§ **THE EXERCISE**
Return only the lines between the line holding "Rebuild this chart" and the line holding "plt.rcParams['font.family'] = ['Noto", the two boundary lines included, exactly as they appear.

§ **DATASET EXTRACT**
══════════
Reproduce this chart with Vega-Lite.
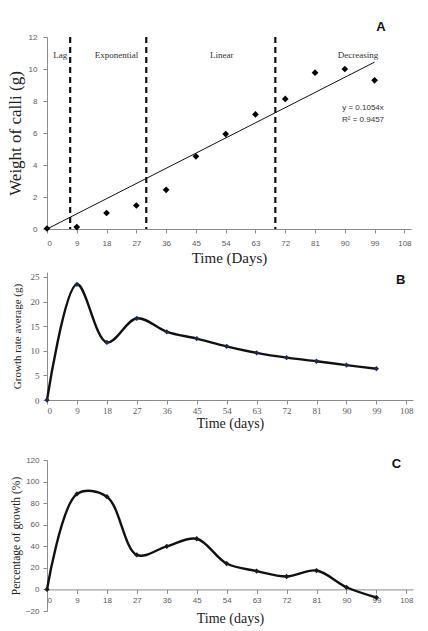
══════════
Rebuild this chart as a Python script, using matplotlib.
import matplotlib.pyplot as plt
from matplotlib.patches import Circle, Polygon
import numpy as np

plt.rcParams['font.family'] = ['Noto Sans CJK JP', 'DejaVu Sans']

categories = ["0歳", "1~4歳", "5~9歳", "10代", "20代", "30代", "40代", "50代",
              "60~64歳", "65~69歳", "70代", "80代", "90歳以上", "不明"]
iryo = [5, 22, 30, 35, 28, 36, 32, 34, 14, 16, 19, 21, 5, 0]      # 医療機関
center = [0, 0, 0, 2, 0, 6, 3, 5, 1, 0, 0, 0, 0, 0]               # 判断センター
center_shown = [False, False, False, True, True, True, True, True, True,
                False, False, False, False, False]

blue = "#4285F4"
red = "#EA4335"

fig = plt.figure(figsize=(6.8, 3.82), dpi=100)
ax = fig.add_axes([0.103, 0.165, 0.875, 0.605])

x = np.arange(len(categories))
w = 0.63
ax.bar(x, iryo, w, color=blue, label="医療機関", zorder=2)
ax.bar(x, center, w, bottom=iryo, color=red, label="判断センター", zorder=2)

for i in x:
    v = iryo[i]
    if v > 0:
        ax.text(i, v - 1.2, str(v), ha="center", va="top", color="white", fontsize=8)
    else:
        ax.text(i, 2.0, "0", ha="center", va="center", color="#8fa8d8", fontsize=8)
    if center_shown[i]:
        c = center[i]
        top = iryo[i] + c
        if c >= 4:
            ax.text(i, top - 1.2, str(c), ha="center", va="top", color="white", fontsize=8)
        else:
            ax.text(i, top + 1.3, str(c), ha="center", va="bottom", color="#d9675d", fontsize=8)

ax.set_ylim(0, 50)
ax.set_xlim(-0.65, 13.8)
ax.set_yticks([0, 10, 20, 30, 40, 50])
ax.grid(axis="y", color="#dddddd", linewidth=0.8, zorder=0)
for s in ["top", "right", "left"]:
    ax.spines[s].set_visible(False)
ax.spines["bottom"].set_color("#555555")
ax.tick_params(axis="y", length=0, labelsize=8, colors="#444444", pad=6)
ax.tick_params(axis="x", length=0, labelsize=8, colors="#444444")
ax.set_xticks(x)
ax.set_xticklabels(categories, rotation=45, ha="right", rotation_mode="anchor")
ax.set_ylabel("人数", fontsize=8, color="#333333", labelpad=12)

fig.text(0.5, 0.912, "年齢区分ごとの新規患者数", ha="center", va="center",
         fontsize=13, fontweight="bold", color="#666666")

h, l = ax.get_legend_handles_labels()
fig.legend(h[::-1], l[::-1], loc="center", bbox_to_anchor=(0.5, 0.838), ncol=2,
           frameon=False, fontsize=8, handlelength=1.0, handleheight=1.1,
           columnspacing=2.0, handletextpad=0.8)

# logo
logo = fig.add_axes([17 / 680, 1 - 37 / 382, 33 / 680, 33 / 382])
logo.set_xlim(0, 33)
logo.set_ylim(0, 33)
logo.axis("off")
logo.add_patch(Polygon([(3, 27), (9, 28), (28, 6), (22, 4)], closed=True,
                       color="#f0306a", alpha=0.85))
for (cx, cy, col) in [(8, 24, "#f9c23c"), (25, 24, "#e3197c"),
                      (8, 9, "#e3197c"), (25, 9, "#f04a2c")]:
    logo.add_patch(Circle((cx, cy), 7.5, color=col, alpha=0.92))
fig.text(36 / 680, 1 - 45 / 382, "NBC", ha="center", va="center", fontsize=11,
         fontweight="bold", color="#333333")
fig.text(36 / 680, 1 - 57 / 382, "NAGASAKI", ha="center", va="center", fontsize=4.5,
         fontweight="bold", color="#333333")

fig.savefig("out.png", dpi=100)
══════════
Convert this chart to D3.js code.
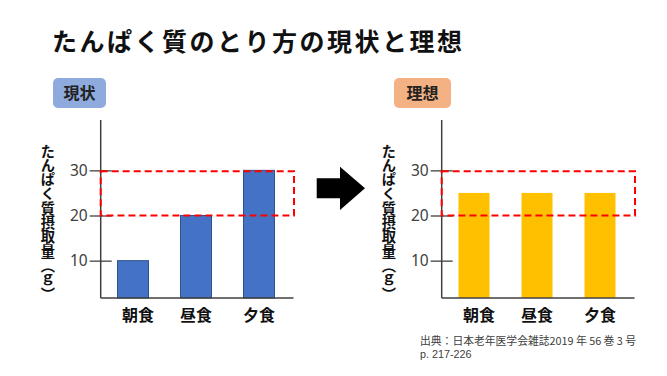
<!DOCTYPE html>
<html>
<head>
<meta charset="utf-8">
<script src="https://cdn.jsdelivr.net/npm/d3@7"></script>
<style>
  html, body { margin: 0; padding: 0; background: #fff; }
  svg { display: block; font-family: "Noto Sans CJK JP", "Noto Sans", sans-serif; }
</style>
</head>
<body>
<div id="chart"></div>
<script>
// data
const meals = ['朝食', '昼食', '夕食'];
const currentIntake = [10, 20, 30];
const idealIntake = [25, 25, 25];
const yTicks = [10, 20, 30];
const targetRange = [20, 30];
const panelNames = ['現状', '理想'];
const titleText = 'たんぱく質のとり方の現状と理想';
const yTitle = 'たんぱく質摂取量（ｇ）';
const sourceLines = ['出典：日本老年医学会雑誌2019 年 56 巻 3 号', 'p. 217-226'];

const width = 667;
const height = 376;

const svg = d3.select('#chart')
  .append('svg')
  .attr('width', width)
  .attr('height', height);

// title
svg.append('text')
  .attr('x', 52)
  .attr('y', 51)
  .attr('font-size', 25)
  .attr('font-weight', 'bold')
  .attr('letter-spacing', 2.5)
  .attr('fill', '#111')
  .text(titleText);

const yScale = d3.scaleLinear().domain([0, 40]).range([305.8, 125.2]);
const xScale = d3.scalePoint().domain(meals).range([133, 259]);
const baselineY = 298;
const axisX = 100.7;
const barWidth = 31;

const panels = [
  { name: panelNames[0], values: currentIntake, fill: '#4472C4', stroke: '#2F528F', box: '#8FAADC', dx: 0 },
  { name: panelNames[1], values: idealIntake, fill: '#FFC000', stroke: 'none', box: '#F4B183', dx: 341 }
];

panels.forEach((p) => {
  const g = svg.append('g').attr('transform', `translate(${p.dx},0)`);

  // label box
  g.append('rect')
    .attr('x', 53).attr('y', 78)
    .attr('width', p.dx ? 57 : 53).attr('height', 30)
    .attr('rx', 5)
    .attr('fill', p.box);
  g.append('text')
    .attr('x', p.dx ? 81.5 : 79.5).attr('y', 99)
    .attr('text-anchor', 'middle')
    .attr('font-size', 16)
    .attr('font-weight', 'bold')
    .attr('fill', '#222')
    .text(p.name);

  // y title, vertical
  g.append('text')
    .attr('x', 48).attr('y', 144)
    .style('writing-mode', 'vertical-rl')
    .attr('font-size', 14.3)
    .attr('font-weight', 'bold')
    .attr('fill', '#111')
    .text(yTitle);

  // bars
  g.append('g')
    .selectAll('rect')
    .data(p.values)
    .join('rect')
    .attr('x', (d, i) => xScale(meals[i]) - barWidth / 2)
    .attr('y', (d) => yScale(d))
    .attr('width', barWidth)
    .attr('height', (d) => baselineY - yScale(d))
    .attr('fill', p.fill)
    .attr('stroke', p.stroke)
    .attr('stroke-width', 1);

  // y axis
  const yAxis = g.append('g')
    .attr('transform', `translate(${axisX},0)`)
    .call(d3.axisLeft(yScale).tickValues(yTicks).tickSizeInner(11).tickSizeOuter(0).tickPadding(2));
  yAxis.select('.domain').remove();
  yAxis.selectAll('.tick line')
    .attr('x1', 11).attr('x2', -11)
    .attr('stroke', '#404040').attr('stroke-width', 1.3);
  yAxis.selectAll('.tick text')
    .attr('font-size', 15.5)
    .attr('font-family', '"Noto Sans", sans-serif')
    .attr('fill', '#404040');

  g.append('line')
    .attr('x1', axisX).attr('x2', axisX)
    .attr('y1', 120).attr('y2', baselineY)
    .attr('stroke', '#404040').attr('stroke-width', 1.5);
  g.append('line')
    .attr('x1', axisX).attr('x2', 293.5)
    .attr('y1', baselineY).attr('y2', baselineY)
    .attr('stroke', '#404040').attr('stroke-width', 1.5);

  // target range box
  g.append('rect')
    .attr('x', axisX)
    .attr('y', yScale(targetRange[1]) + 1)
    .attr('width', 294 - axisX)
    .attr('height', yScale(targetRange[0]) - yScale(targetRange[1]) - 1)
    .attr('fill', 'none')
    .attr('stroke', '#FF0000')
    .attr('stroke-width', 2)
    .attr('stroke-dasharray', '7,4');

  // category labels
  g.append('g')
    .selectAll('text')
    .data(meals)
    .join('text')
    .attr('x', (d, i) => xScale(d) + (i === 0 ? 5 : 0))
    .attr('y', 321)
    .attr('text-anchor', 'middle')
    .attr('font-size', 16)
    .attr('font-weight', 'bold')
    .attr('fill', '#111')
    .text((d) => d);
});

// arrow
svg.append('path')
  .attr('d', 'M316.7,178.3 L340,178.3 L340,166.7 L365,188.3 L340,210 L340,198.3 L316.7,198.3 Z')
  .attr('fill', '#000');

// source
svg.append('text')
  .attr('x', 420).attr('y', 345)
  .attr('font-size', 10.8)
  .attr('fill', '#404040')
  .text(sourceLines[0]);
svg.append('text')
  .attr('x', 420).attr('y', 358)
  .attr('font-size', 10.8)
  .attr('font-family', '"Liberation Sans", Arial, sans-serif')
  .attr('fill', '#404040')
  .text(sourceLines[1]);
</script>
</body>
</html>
══════════
§ **THE ANSWER**
Rebuild this chart as a Python script, using matplotlib.
import matplotlib.pyplot as plt
from matplotlib.patches import Circle, Polygon
import numpy as np

plt.rcParams['font.family'] = ['Noto Sans CJK JP', 'DejaVu Sans']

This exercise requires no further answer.